Product launches
A launch system for shipping everything from tiny integration improvements to platform-wide releases, with the right amount of planning, messaging, and campaign weight.

Product marketing, Launch planning, Messaging, Campaigns
Geckoboard
2015–2026
Work
Geckoboard was constantly shipping quality-of-life improvements, new visualisations, small integration additions, deeper workflows, and occasionally major platform changes. The risk was treating every release the same. A small update could get overworked, while a genuinely meaningful capability could arrive without enough planning, messaging, or coordination.

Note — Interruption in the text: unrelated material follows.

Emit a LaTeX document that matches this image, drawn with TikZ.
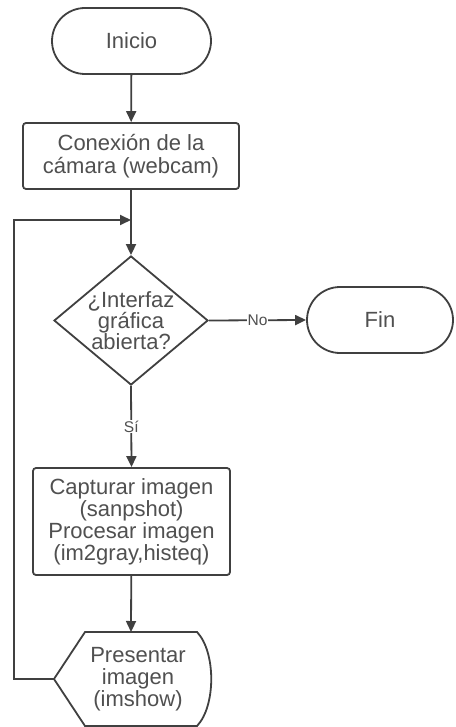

I pushed for a simple four-tier launch grading system ahead of each quarter. Each release got the amount of planning, messaging, and campaign weight it could justify:
- 01
Tier one
Changelog entry, with targeted customer comms where useful.
- 02
Tier two
Broader newsletter or social mentions, plus updates to relevant collateral.
- 03
Tier three
Website or marketplace updates, social content, sometimes video, and tighter messaging for meaningful new capabilities.
- 04
Tier four
A full campaign for platform-wide releases or new integrations, including Product Hunt launches, web work, and coordination with external supporters.

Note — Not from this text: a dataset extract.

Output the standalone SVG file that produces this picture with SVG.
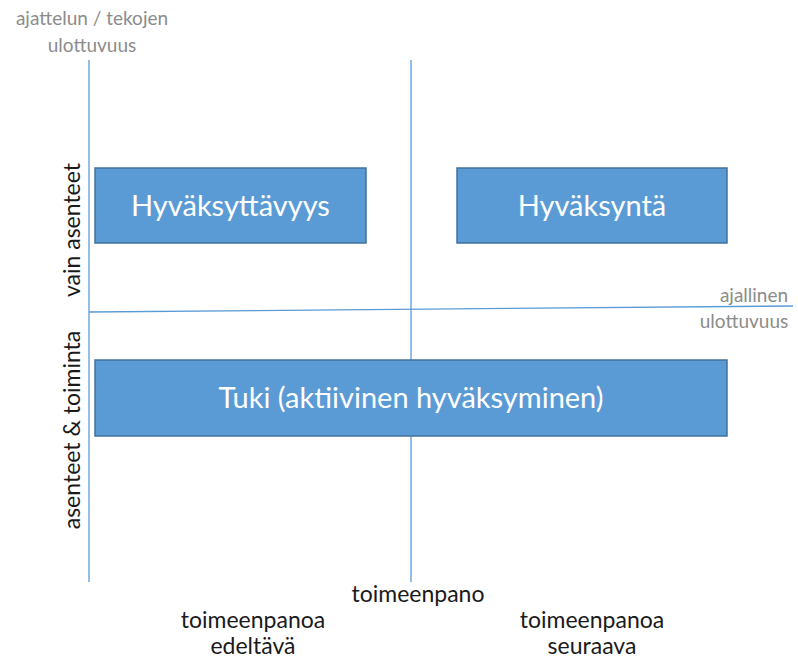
<svg xmlns="http://www.w3.org/2000/svg" width="798" height="659" viewBox="0 0 798 659">
<style>
.ax{stroke:#5B9BD5;stroke-width:1.3;fill:none}
.box{fill:#5B9BD5;stroke:#41719C;stroke-width:1.5}
.bt{fill:#fff;font-family:Lato,"Open Sans",sans-serif;font-size:29px;text-anchor:middle}
.gl{fill:#8C8C8C;font-family:Lato,"Open Sans",sans-serif;font-size:19px;text-anchor:middle}
.bl{fill:#1a1a1a;font-family:Lato,"Open Sans",sans-serif;font-size:23px;text-anchor:middle}
</style>
<rect width="798" height="659" fill="#fff"/>
<g id="connectors">
<line class="ax" x1="89" y1="60" x2="89" y2="582"/>
<line class="ax" x1="411" y1="60" x2="411" y2="582"/>
<line class="ax" x1="89" y1="312" x2="793" y2="306"/>
</g>
<g id="hyvaksyttavyys">
<rect class="box" x="95" y="168" width="271" height="75"/>
<text class="bt" x="230.5" y="216">Hyväksyttävyys</text>
</g>
<g id="hyvaksynta">
<rect class="box" x="457" y="168" width="270" height="75"/>
<text class="bt" x="592" y="216">Hyväksyntä</text>
</g>
<g id="tuki">
<rect class="box" x="95" y="360" width="632" height="76"/>
<text class="bt" x="411" y="408">Tuki (aktiivinen hyväksyminen)</text>
</g>
<g id="labels">
<text class="gl" x="92" y="25">ajattelun / tekojen</text>
<text class="gl" x="92" y="52">ulottuvuus</text>
<text class="gl" x="754" y="302">ajallinen</text>
<text class="gl" x="744" y="328">ulottuvuus</text>
<text class="bl" transform="translate(80,230) rotate(-90)">vain asenteet</text>
<text class="bl" transform="translate(80,430) rotate(-90)">asenteet &amp; toiminta</text>
<text class="bl" x="418" y="602">toimeenpano</text>
<text class="bl" x="253" y="628">toimeenpanoa</text>
<text class="bl" x="253" y="654">edeltävä</text>
<text class="bl" x="592" y="628">toimeenpanoa</text>
<text class="bl" x="592" y="654">seuraava</text>
</g>
</svg>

When it came to the release, I would handle most — and often all — of the first wave of asset production: from internal positioning docs to screenshots and videos, public-facing copy, and web pages.

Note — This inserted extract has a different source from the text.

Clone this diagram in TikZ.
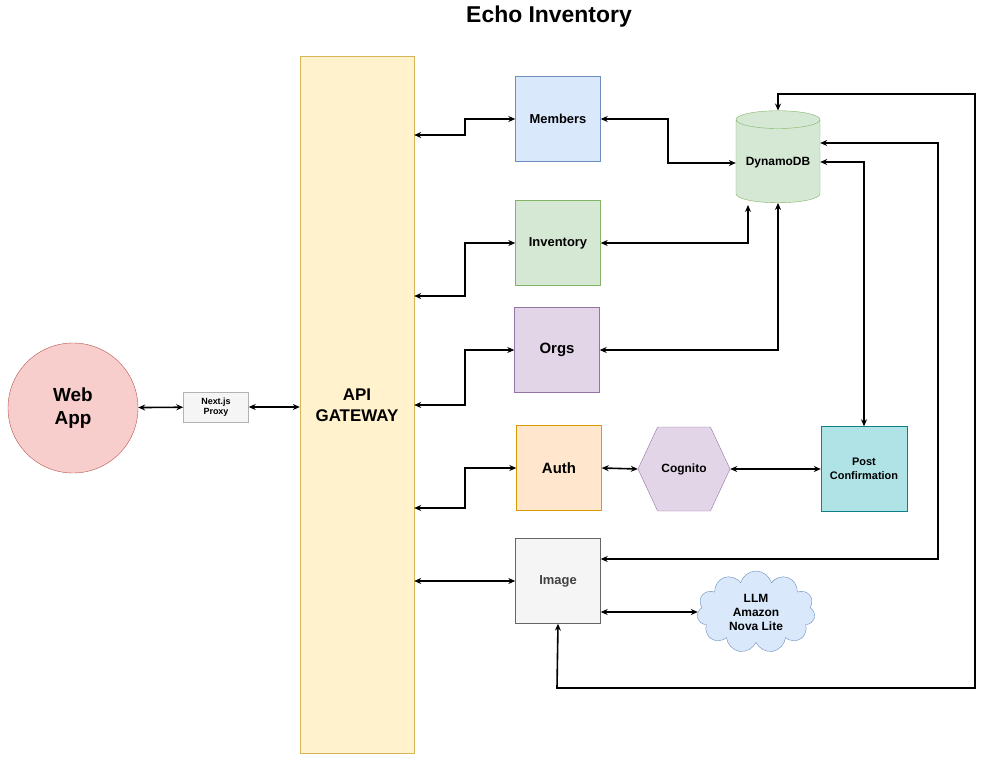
\documentclass[tikz,border=0pt]{standalone}
\usepackage{fontspec}
\setmainfont{Liberation Sans}
\usetikzlibrary{shapes.geometric,shapes.misc,shapes.symbols,arrows.meta}
\definecolor{webfill}{HTML}{F8CECC}\definecolor{webline}{HTML}{B85450}
\definecolor{gwfill}{HTML}{FFF2CC}\definecolor{gwline}{HTML}{D6B656}
\definecolor{bluefill}{HTML}{DAE8FC}\definecolor{blueline}{HTML}{6C8EBF}
\definecolor{greenfill}{HTML}{D5E8D4}\definecolor{greenline}{HTML}{82B366}
\definecolor{purplefill}{HTML}{E1D5E7}\definecolor{purpleline}{HTML}{9673A6}
\definecolor{orangefill}{HTML}{FFE6CC}\definecolor{orangeline}{HTML}{D79B00}
\definecolor{grayfill}{HTML}{F5F5F5}\definecolor{grayline}{HTML}{666666}
\definecolor{tealfill}{HTML}{B0E3E6}\definecolor{tealline}{HTML}{0E8088}
\tikzset{
  svc/.style={draw, minimum width=85bp, minimum height=85bp, font=\bfseries\fontsize{13}{15}\selectfont},
  link/.style={line width=1.6bp, {Stealth[length=7pt,width=6pt]}-{Stealth[length=7pt,width=6pt]}},
}
\begin{document}
\begin{tikzpicture}[x=1bp, y=-1bp]
    \useasboundingbox (0,0) rectangle (988,764);
    \node (title) at (549,17) {\bfseries\fontsize{23}{26}\selectfont Echo Inventory};

    % Client side
    \node (web) [draw=webline, fill=webfill, circle, minimum size=130bp,
                 align=center, font=\bfseries\fontsize{19}{23}\selectfont] at (73,408) {Web\\App};
    \node (proxy) [draw=gray!60, fill=grayfill, minimum width=65bp, minimum height=30bp,
                   align=center, font=\bfseries\fontsize{9}{10}\selectfont] at (216,407) {Next.js\\Proxy};
    \node (gw) [draw=gwline, fill=gwfill, minimum width=114bp, minimum height=697bp,
                align=center, font=\bfseries\fontsize{17}{21}\selectfont] at (357,405) {API\\GATEWAY};

    % Services
    \node (mem) [svc, draw=blueline, fill=bluefill] at (558,119) {Members};
    \node (inv) [svc, draw=greenline, fill=greenfill] at (558,243) {Inventory};
    \node (org) [svc, draw=purpleline, fill=purplefill, font=\bfseries\fontsize{15}{18}\selectfont] at (557,350) {Orgs};
    \node (auth) [svc, draw=orangeline, fill=orangefill, font=\bfseries\fontsize{15}{18}\selectfont] at (559,468) {Auth};
    \node (img) [svc, draw=grayline, fill=grayfill, text=black!75] at (558,581) {Image};
    \node (cog) [signal, signal to=west and east, signal pointer angle=130, inner sep=0pt,
                 draw=purpleline, fill=purplefill, minimum width=92bp, minimum height=84bp,
                 font=\bfseries\fontsize{12}{14}\selectfont] at (684,469) {Cognito};
    \node (post) [svc, draw=tealline, fill=tealfill, minimum width=86bp, align=center,
                  font=\bfseries\fontsize{11}{14}\selectfont] at (864,469) {Post\\Confirmation};
    \node (db) [cylinder, shape border rotate=90, aspect=0.25, draw=greenline, fill=greenfill,
                minimum width=84bp, minimum height=92bp, font=\bfseries\fontsize{12}{14}\selectfont] at (778,163) {DynamoDB};
    \node (llm) [cloud, cloud puffs=11, aspect=1.5, draw=blueline, fill=bluefill,
                 minimum width=118bp, minimum height=82bp, align=center,
                 font=\bfseries\fontsize{12}{14}\selectfont] at (756,612) {LLM\\Amazon\\Nova Lite};

    % Connections
    \draw [link] (web) -- (proxy);
    \draw [link] (proxy.east) -- (gw.west |- proxy.east);
    \draw [link] (gw.east |- 0,135) -- (465,135) |- (mem.west);
    \draw [link] (gw.east |- 0,296) -- (465,296) |- (inv.west);
    \draw [link] (gw.east |- 0,405) -- (465,405) |- (org.west);
    \draw [link] (gw.east |- 0,508) -- (465,508) |- (auth.west);
    \draw [link] (gw.east |- img.west) -- (img.west);
    \draw [link] (mem.east) -- (668,119) |- (db.west);
    \draw [link] (inv.east) -| (748,205);
    \draw [link] (org.east) -| (db.south);
    \draw [link] (db.east |- 0,162) -| (post.north);
    \draw [link] (auth.east) -- (cog.west);
    \draw [link] (cog.east) -- (post.west);
    \draw [link] (db.east |- 0,143) -- (938,143) |- (img.east |- 0,559);
    \draw [link] (img.south) -- (557,688) -- (975,688) -- (975,94) -| (db.north);
    \draw [link] (img.east |- llm.west) -- (llm.west);
\end{tikzpicture}
\end{document}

The system made launches easier to plan and harder to under-resource. It gave product, marketing, and customer-facing teams a shared language for deciding what each release deserved, while still leaving room to be scrappy when the team was small.
The useful bit was not the tiering system itself; it was the discipline it tried to create. Before a launch, we had to ask: who cares, why now, what changed for the customer, what proof do we need, and how much noise should this actually make?